◆ Task input:
········

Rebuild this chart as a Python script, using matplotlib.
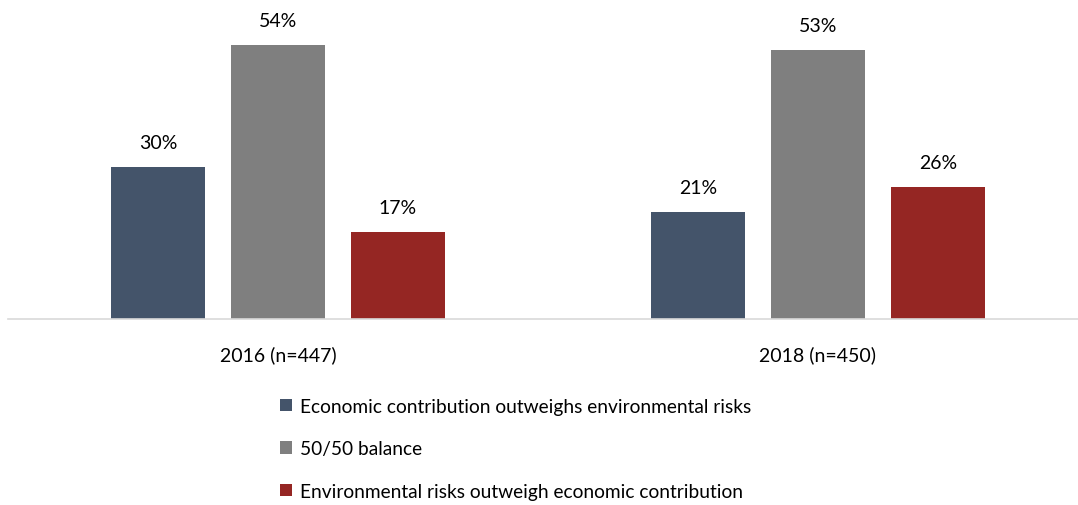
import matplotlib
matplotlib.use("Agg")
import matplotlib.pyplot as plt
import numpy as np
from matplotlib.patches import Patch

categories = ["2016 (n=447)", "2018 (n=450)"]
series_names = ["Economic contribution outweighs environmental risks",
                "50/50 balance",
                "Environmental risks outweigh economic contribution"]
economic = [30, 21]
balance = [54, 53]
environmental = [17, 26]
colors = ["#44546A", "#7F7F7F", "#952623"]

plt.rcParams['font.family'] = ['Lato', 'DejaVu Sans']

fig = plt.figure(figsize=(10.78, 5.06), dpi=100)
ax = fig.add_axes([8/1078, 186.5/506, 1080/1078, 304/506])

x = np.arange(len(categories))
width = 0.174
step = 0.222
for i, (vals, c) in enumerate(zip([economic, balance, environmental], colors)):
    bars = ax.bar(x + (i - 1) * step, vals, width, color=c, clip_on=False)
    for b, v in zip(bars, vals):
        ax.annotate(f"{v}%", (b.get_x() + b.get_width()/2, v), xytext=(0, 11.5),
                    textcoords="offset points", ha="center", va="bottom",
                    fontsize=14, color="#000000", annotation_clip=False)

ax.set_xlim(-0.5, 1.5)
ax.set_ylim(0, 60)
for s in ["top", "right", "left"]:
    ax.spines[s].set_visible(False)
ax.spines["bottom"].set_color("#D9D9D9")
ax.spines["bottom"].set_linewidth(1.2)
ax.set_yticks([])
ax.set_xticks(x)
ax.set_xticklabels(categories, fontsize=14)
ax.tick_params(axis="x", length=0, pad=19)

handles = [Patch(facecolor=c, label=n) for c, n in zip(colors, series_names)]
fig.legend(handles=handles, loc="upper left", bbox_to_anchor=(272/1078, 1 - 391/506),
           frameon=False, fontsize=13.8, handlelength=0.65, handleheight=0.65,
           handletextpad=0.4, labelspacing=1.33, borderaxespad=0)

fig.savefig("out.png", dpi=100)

········

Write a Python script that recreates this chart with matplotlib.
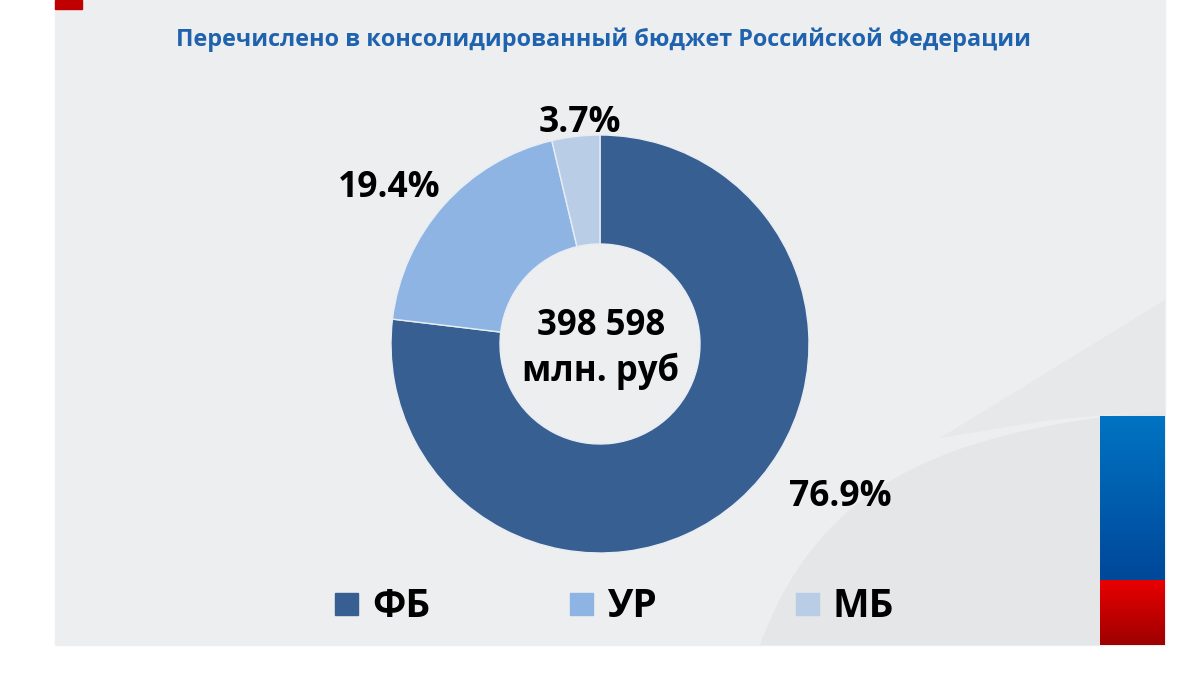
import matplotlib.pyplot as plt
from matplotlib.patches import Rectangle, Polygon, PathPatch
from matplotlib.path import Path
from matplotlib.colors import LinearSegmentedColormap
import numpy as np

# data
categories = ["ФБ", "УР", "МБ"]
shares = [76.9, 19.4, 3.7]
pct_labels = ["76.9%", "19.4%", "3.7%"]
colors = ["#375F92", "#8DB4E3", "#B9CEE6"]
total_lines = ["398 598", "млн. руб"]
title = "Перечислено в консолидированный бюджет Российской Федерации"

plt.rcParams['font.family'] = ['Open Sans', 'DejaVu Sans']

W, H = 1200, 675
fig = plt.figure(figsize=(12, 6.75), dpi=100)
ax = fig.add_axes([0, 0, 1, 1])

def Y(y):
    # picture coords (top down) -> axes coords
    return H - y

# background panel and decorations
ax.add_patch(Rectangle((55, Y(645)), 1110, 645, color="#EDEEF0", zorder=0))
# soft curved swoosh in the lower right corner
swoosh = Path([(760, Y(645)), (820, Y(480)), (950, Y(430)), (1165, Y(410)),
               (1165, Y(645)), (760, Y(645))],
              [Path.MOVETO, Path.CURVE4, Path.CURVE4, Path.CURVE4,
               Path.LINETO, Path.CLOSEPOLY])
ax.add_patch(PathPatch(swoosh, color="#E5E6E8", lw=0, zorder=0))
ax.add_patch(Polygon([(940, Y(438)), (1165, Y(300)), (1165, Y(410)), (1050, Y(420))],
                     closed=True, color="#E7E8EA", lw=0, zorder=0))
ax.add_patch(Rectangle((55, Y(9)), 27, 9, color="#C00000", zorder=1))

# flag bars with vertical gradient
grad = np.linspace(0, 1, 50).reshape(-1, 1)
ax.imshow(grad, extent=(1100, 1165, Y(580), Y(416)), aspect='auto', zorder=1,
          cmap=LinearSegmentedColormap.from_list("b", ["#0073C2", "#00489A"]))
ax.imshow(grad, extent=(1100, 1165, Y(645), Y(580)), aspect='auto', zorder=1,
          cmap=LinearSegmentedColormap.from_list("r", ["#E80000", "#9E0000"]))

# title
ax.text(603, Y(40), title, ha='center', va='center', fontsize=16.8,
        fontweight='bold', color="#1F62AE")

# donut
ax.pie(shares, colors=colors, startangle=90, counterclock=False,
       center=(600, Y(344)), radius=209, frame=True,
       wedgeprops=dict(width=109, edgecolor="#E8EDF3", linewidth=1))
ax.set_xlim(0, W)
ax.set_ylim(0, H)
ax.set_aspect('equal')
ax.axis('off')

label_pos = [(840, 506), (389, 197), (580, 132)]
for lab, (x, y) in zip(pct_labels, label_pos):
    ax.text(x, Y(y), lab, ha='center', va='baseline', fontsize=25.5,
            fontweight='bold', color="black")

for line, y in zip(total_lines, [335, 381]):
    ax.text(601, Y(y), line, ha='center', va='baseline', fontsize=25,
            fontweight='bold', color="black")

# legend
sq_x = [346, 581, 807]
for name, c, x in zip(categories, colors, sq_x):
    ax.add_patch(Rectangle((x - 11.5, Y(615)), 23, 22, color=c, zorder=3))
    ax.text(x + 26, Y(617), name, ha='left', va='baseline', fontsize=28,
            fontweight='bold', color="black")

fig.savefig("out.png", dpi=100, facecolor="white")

········

◆ Brief:
Quote the lines above exactly, starting with the one that has "Rebuild this chart" and ending with the one that has "from matplotlib.patches import Patch"; drop the pictures and include nothing else.

◆ The result:
Rebuild this chart as a Python script, using matplotlib.
import matplotlib
matplotlib.use("Agg")
import matplotlib.pyplot as plt
import numpy as np
from matplotlib.patches import Patch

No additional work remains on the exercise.